■ Exercise task
Transcribe the whole listing below without changing a word, but leave out every image.

■ Dataset extract
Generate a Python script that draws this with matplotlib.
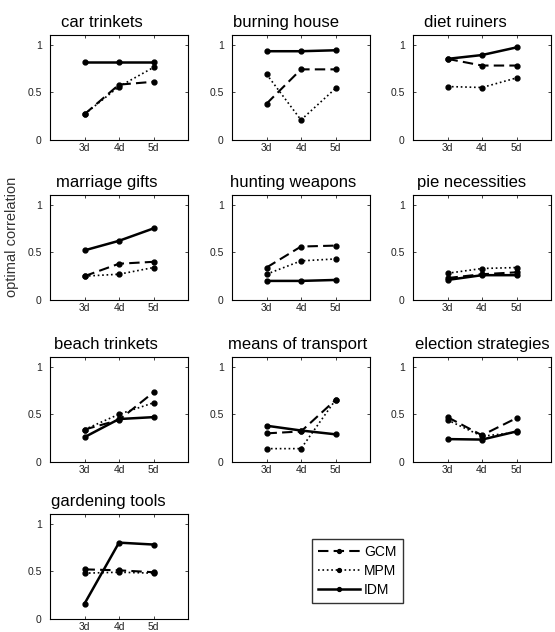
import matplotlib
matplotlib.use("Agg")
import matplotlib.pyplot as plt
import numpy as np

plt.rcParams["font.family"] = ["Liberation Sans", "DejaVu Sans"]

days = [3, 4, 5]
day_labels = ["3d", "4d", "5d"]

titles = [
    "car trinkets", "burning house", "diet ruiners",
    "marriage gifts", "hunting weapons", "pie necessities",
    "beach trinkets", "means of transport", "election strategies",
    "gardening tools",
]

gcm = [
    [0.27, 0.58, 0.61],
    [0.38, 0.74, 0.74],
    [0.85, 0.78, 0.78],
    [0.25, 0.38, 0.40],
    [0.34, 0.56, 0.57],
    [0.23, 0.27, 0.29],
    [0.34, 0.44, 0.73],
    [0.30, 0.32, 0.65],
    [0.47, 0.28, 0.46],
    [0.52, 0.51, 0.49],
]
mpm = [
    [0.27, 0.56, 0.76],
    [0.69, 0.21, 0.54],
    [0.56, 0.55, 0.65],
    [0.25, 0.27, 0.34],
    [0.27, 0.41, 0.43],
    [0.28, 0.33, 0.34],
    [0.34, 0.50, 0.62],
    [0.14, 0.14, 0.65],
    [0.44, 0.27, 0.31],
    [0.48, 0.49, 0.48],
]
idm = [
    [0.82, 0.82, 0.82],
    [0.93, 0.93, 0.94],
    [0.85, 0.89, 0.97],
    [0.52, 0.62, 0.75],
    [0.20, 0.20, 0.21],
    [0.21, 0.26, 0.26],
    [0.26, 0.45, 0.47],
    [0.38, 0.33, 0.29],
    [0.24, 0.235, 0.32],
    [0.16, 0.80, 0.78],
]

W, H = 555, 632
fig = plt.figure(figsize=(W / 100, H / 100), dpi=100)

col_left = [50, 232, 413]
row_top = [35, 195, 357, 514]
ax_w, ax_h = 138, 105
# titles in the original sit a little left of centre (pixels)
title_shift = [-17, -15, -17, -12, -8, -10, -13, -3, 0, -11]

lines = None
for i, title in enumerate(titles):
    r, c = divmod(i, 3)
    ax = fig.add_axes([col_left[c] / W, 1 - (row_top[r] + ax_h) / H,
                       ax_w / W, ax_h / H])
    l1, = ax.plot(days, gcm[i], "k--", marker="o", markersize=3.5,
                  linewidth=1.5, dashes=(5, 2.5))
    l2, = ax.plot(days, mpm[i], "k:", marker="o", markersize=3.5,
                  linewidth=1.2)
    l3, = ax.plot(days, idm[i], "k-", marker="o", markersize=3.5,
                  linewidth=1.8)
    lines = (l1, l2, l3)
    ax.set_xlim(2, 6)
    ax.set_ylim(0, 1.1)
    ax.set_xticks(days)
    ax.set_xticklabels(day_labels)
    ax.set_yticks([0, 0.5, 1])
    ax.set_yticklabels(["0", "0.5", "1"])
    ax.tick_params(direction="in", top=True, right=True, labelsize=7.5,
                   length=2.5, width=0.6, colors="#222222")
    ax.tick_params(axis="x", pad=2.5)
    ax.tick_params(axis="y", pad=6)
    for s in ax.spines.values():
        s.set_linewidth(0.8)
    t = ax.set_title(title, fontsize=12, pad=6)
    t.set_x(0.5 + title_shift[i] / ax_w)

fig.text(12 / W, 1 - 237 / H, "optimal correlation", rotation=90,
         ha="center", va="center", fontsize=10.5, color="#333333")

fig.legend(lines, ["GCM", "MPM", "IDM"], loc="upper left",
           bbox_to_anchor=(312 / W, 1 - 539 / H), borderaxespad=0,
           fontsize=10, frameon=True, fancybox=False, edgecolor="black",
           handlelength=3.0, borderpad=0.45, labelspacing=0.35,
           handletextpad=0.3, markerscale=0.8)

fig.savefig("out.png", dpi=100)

■ Task result
Generate a Python script that draws this with matplotlib.
import matplotlib
matplotlib.use("Agg")
import matplotlib.pyplot as plt
import numpy as np

plt.rcParams["font.family"] = ["Liberation Sans", "DejaVu Sans"]

days = [3, 4, 5]
day_labels = ["3d", "4d", "5d"]

titles = [
    "car trinkets", "burning house", "diet ruiners",
    "marriage gifts", "hunting weapons", "pie necessities",
    "beach trinkets", "means of transport", "election strategies",
    "gardening tools",
]

gcm = [
    [0.27, 0.58, 0.61],
    [0.38, 0.74, 0.74],
    [0.85, 0.78, 0.78],
    [0.25, 0.38, 0.40],
    [0.34, 0.56, 0.57],
    [0.23, 0.27, 0.29],
    [0.34, 0.44, 0.73],
    [0.30, 0.32, 0.65],
    [0.47, 0.28, 0.46],
    [0.52, 0.51, 0.49],
]
mpm = [
    [0.27, 0.56, 0.76],
    [0.69, 0.21, 0.54],
    [0.56, 0.55, 0.65],
    [0.25, 0.27, 0.34],
    [0.27, 0.41, 0.43],
    [0.28, 0.33, 0.34],
    [0.34, 0.50, 0.62],
    [0.14, 0.14, 0.65],
    [0.44, 0.27, 0.31],
    [0.48, 0.49, 0.48],
]
idm = [
    [0.82, 0.82, 0.82],
    [0.93, 0.93, 0.94],
    [0.85, 0.89, 0.97],
    [0.52, 0.62, 0.75],
    [0.20, 0.20, 0.21],
    [0.21, 0.26, 0.26],
    [0.26, 0.45, 0.47],
    [0.38, 0.33, 0.29],
    [0.24, 0.235, 0.32],
    [0.16, 0.80, 0.78],
]

W, H = 555, 632
fig = plt.figure(figsize=(W / 100, H / 100), dpi=100)

col_left = [50, 232, 413]
row_top = [35, 195, 357, 514]
ax_w, ax_h = 138, 105
# titles in the original sit a little left of centre (pixels)
title_shift = [-17, -15, -17, -12, -8, -10, -13, -3, 0, -11]

lines = None
for i, title in enumerate(titles):
    r, c = divmod(i, 3)
    ax = fig.add_axes([col_left[c] / W, 1 - (row_top[r] + ax_h) / H,
                       ax_w / W, ax_h / H])
    l1, = ax.plot(days, gcm[i], "k--", marker="o", markersize=3.5,
                  linewidth=1.5, dashes=(5, 2.5))
    l2, = ax.plot(days, mpm[i], "k:", marker="o", markersize=3.5,
                  linewidth=1.2)
    l3, = ax.plot(days, idm[i], "k-", marker="o", markersize=3.5,
                  linewidth=1.8)
    lines = (l1, l2, l3)
    ax.set_xlim(2, 6)
    ax.set_ylim(0, 1.1)
    ax.set_xticks(days)
    ax.set_xticklabels(day_labels)
    ax.set_yticks([0, 0.5, 1])
    ax.set_yticklabels(["0", "0.5", "1"])
    ax.tick_params(direction="in", top=True, right=True, labelsize=7.5,
                   length=2.5, width=0.6, colors="#222222")
    ax.tick_params(axis="x", pad=2.5)
    ax.tick_params(axis="y", pad=6)
    for s in ax.spines.values():
        s.set_linewidth(0.8)
    t = ax.set_title(title, fontsize=12, pad=6)
    t.set_x(0.5 + title_shift[i] / ax_w)

fig.text(12 / W, 1 - 237 / H, "optimal correlation", rotation=90,
         ha="center", va="center", fontsize=10.5, color="#333333")

fig.legend(lines, ["GCM", "MPM", "IDM"], loc="upper left",
           bbox_to_anchor=(312 / W, 1 - 539 / H), borderaxespad=0,
           fontsize=10, frameon=True, fancybox=False, edgecolor="black",
           handlelength=3.0, borderpad=0.45, labelspacing=0.35,
           handletextpad=0.3, markerscale=0.8)

fig.savefig("out.png", dpi=100)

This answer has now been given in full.